Exercise brief
Leave out the images; return the rest of the data exactly.

Dataset excerpt
· · · · · · ·
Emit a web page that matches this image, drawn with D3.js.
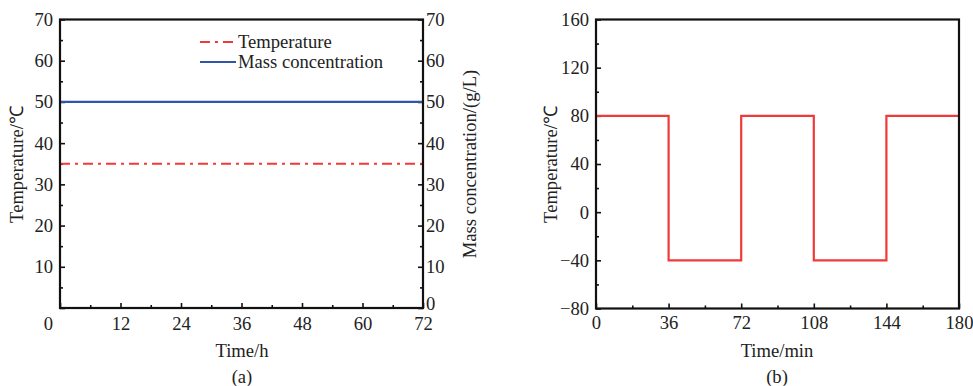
<!DOCTYPE html>
<html>
<head>
<meta charset="utf-8">
<script src="https://cdn.jsdelivr.net/npm/d3@7"></script>
<style>
  body { margin: 0; background: #fff; }
  svg text { font-family: "Liberation Serif", "Times New Roman", serif; font-size: 18.6px; fill: #222; }
  .domain { stroke: none; }
  .tick line { stroke: #111; stroke-width: 1.6; }
</style>
</head>
<body>
<svg id="chart" width="973" height="386"></svg>
<script>
  // panel (a): constant conditions over 72 h
  const timeA = [0, 72]
  const tempA = [35, 35]
  const concA = [50, 50]
  const xTicksA = [0, 12, 24, 36, 48, 60, 72]
  const yTicksA = [0, 10, 20, 30, 40, 50, 60, 70]

  // panel (b): temperature cycling, min
  const timeB = [0, 36, 36, 72, 72, 108, 108, 144, 144, 180]
  const tempB = [80, 80, -40, -40, 80, 80, -40, -40, 80, 80]
  const xTicksB = [0, 36, 72, 108, 144, 180]
  const yTicksB = [-80, -40, 0, 40, 80, 120, 160]

  const red = "#f03a3a"
  const blue = "#2f55a6"

  const svg = d3.select("#chart")

  function minors(ticks) {
    const out = []
    for (let i = 0; i < ticks.length - 1; i++) out.push((ticks[i] + ticks[i + 1]) / 2)
    return out
  }

  function frame(g, x0, x1, y0, y1) {
    g.append("rect")
      .attr("x", x0).attr("y", y0)
      .attr("width", x1 - x0).attr("height", y1 - y0)
      .attr("fill", "none").attr("stroke", "#111").attr("stroke-width", 2.2)
  }

  // ---------- panel (a)
  const xa = d3.scaleLinear().domain([0, 72]).range([60, 423])
  const ya = d3.scaleLinear().domain([0, 70]).range([308, 19.5])
  const ga = svg.append("g")

  ga.append("g").attr("transform", "translate(0,308)")
    .call(d3.axisBottom(xa).tickValues(xTicksA).tickSize(-5).tickPadding(8))
    .selectAll("text").attr("dy", "0.75em")
  ga.selectAll("g.tick text").filter(d => d === 0).attr("x", -12)
  ga.append("g").attr("transform", "translate(0,308)")
    .call(d3.axisBottom(xa).tickValues(minors(xTicksA)).tickSize(-3).tickFormat(""))

  ga.append("g").attr("class", "yl").attr("transform", "translate(60,0)")
    .call(d3.axisLeft(ya).tickValues(yTicksA).tickSize(-5).tickPadding(7)
      .tickFormat(d => d === 0 ? "" : d))
  ga.append("g").attr("transform", "translate(60,0)")
    .call(d3.axisLeft(ya).tickValues(minors(yTicksA)).tickSize(-3).tickFormat(""))

  const yr = ga.append("g").attr("transform", "translate(423,0)")
    .call(d3.axisRight(ya).tickValues(yTicksA).tickSize(-5).tickPadding(3))
  yr.selectAll("text").filter(d => d === 0).attr("dy", "0.1em")
  ga.append("g").attr("transform", "translate(423,0)")
    .call(d3.axisRight(ya).tickValues(minors(yTicksA)).tickSize(-3).tickFormat(""))

  const lineA = d3.line().x(d => xa(d[0])).y(d => ya(d[1]))
  ga.append("path").datum(d3.zip(timeA, concA))
    .attr("d", lineA).attr("fill", "none").attr("stroke", blue).attr("stroke-width", 2.2)
  ga.append("path").datum(d3.zip(timeA, tempA))
    .attr("d", lineA).attr("fill", "none").attr("stroke", red).attr("stroke-width", 2.2)
    .attr("stroke-dasharray", "10,5,3,5")

  frame(ga, 60, 423, 19.5, 308)

  // legend
  const legend = ga.append("g").attr("transform", "translate(200,42)")
  const legendData = [
    { label: "Temperature", color: red, dash: "10,5,3,5" },
    { label: "Mass concentration", color: blue, dash: null }
  ]
  const items = legend.selectAll("g").data(legendData).enter().append("g")
    .attr("transform", (d, i) => `translate(0,${i * 20})`)
  items.append("line").attr("x1", 0).attr("x2", 36).attr("y1", 0).attr("y2", 0)
    .attr("stroke", d => d.color).attr("stroke-width", 2.2)
    .attr("stroke-dasharray", d => d.dash)
  items.append("text").attr("x", 38).attr("y", 6).text(d => d.label)

  ga.append("text").attr("x", 242).attr("y", 357).attr("text-anchor", "middle").text("Time/h")
  ga.append("text").attr("x", 242).attr("y", 383).attr("text-anchor", "middle").text("(a)")
  ga.append("text").attr("transform", "translate(23,164) rotate(-90)")
    .attr("text-anchor", "middle").text("Temperature/℃")
  ga.append("text").attr("transform", "translate(476,164) rotate(-90)")
    .attr("text-anchor", "middle").text("Mass concentration/(g/L)")

  // ---------- panel (b)
  const xb = d3.scaleLinear().domain([0, 180]).range([596, 959])
  const yb = d3.scaleLinear().domain([-80, 160]).range([308.5, 19.5])
  const gb = svg.append("g")

  gb.append("g").attr("transform", "translate(0,308.5)")
    .call(d3.axisBottom(xb).tickValues(xTicksB).tickSize(-5).tickPadding(7))
    .selectAll("text").attr("dy", "0.75em")
  gb.append("g").attr("transform", "translate(0,308.5)")
    .call(d3.axisBottom(xb).tickValues(minors(xTicksB)).tickSize(-3).tickFormat(""))

  gb.append("g").attr("transform", "translate(596,0)")
    .call(d3.axisLeft(yb).tickValues(yTicksB).tickSize(-5).tickPadding(7)
      .tickFormat(d => d < 0 ? "\u2212" + Math.abs(d) : d))
  gb.append("g").attr("transform", "translate(596,0)")
    .call(d3.axisLeft(yb).tickValues(minors(yTicksB)).tickSize(-3).tickFormat(""))

  const lineB = d3.line().x(d => xb(d[0])).y(d => yb(d[1]))
  gb.append("path").datum(d3.zip(timeB, tempB))
    .attr("d", lineB).attr("fill", "none").attr("stroke", red).attr("stroke-width", 2.2)

  frame(gb, 596, 959, 19.5, 308.5)

  gb.append("text").attr("x", 777).attr("y", 357).attr("text-anchor", "middle").text("Time/min")
  gb.append("text").attr("x", 777).attr("y", 383).attr("text-anchor", "middle").text("(b)")
  gb.append("text").attr("transform", "translate(557,164) rotate(-90)")
    .attr("text-anchor", "middle").text("Temperature/℃")
</script>
</body>
</html>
· · · · · · ·
Task answer
Emit a web page that matches this image, drawn with D3.js.
<!DOCTYPE html>
<html>
<head>
<meta charset="utf-8">
<script src="https://cdn.jsdelivr.net/npm/d3@7"></script>
<style>
  body { margin: 0; background: #fff; }
  svg text { font-family: "Liberation Serif", "Times New Roman", serif; font-size: 18.6px; fill: #222; }
  .domain { stroke: none; }
  .tick line { stroke: #111; stroke-width: 1.6; }
</style>
</head>
<body>
<svg id="chart" width="973" height="386"></svg>
<script>
  // panel (a): constant conditions over 72 h
  const timeA = [0, 72]
  const tempA = [35, 35]
  const concA = [50, 50]
  const xTicksA = [0, 12, 24, 36, 48, 60, 72]
  const yTicksA = [0, 10, 20, 30, 40, 50, 60, 70]

  // panel (b): temperature cycling, min
  const timeB = [0, 36, 36, 72, 72, 108, 108, 144, 144, 180]
  const tempB = [80, 80, -40, -40, 80, 80, -40, -40, 80, 80]
  const xTicksB = [0, 36, 72, 108, 144, 180]
  const yTicksB = [-80, -40, 0, 40, 80, 120, 160]

  const red = "#f03a3a"
  const blue = "#2f55a6"

  const svg = d3.select("#chart")

  function minors(ticks) {
    const out = []
    for (let i = 0; i < ticks.length - 1; i++) out.push((ticks[i] + ticks[i + 1]) / 2)
    return out
  }

  function frame(g, x0, x1, y0, y1) {
    g.append("rect")
      .attr("x", x0).attr("y", y0)
      .attr("width", x1 - x0).attr("height", y1 - y0)
      .attr("fill", "none").attr("stroke", "#111").attr("stroke-width", 2.2)
  }

  // ---------- panel (a)
  const xa = d3.scaleLinear().domain([0, 72]).range([60, 423])
  const ya = d3.scaleLinear().domain([0, 70]).range([308, 19.5])
  const ga = svg.append("g")

  ga.append("g").attr("transform", "translate(0,308)")
    .call(d3.axisBottom(xa).tickValues(xTicksA).tickSize(-5).tickPadding(8))
    .selectAll("text").attr("dy", "0.75em")
  ga.selectAll("g.tick text").filter(d => d === 0).attr("x", -12)
  ga.append("g").attr("transform", "translate(0,308)")
    .call(d3.axisBottom(xa).tickValues(minors(xTicksA)).tickSize(-3).tickFormat(""))

  ga.append("g").attr("class", "yl").attr("transform", "translate(60,0)")
    .call(d3.axisLeft(ya).tickValues(yTicksA).tickSize(-5).tickPadding(7)
      .tickFormat(d => d === 0 ? "" : d))
  ga.append("g").attr("transform", "translate(60,0)")
    .call(d3.axisLeft(ya).tickValues(minors(yTicksA)).tickSize(-3).tickFormat(""))

  const yr = ga.append("g").attr("transform", "translate(423,0)")
    .call(d3.axisRight(ya).tickValues(yTicksA).tickSize(-5).tickPadding(3))
  yr.selectAll("text").filter(d => d === 0).attr("dy", "0.1em")
  ga.append("g").attr("transform", "translate(423,0)")
    .call(d3.axisRight(ya).tickValues(minors(yTicksA)).tickSize(-3).tickFormat(""))

  const lineA = d3.line().x(d => xa(d[0])).y(d => ya(d[1]))
  ga.append("path").datum(d3.zip(timeA, concA))
    .attr("d", lineA).attr("fill", "none").attr("stroke", blue).attr("stroke-width", 2.2)
  ga.append("path").datum(d3.zip(timeA, tempA))
    .attr("d", lineA).attr("fill", "none").attr("stroke", red).attr("stroke-width", 2.2)
    .attr("stroke-dasharray", "10,5,3,5")

  frame(ga, 60, 423, 19.5, 308)

  // legend
  const legend = ga.append("g").attr("transform", "translate(200,42)")
  const legendData = [
    { label: "Temperature", color: red, dash: "10,5,3,5" },
    { label: "Mass concentration", color: blue, dash: null }
  ]
  const items = legend.selectAll("g").data(legendData).enter().append("g")
    .attr("transform", (d, i) => `translate(0,${i * 20})`)
  items.append("line").attr("x1", 0).attr("x2", 36).attr("y1", 0).attr("y2", 0)
    .attr("stroke", d => d.color).attr("stroke-width", 2.2)
    .attr("stroke-dasharray", d => d.dash)
  items.append("text").attr("x", 38).attr("y", 6).text(d => d.label)

  ga.append("text").attr("x", 242).attr("y", 357).attr("text-anchor", "middle").text("Time/h")
  ga.append("text").attr("x", 242).attr("y", 383).attr("text-anchor", "middle").text("(a)")
  ga.append("text").attr("transform", "translate(23,164) rotate(-90)")
    .attr("text-anchor", "middle").text("Temperature/℃")
  ga.append("text").attr("transform", "translate(476,164) rotate(-90)")
    .attr("text-anchor", "middle").text("Mass concentration/(g/L)")

  // ---------- panel (b)
  const xb = d3.scaleLinear().domain([0, 180]).range([596, 959])
  const yb = d3.scaleLinear().domain([-80, 160]).range([308.5, 19.5])
  const gb = svg.append("g")

  gb.append("g").attr("transform", "translate(0,308.5)")
    .call(d3.axisBottom(xb).tickValues(xTicksB).tickSize(-5).tickPadding(7))
    .selectAll("text").attr("dy", "0.75em")
  gb.append("g").attr("transform", "translate(0,308.5)")
    .call(d3.axisBottom(xb).tickValues(minors(xTicksB)).tickSize(-3).tickFormat(""))

  gb.append("g").attr("transform", "translate(596,0)")
    .call(d3.axisLeft(yb).tickValues(yTicksB).tickSize(-5).tickPadding(7)
      .tickFormat(d => d < 0 ? "\u2212" + Math.abs(d) : d))
  gb.append("g").attr("transform", "translate(596,0)")
    .call(d3.axisLeft(yb).tickValues(minors(yTicksB)).tickSize(-3).tickFormat(""))

  const lineB = d3.line().x(d => xb(d[0])).y(d => yb(d[1]))
  gb.append("path").datum(d3.zip(timeB, tempB))
    .attr("d", lineB).attr("fill", "none").attr("stroke", red).attr("stroke-width", 2.2)

  frame(gb, 596, 959, 19.5, 308.5)

  gb.append("text").attr("x", 777).attr("y", 357).attr("text-anchor", "middle").text("Time/min")
  gb.append("text").attr("x", 777).attr("y", 383).attr("text-anchor", "middle").text("(b)")
  gb.append("text").attr("transform", "translate(557,164) rotate(-90)")
    .attr("text-anchor", "middle").text("Temperature/℃")
</script>
</body>
</html>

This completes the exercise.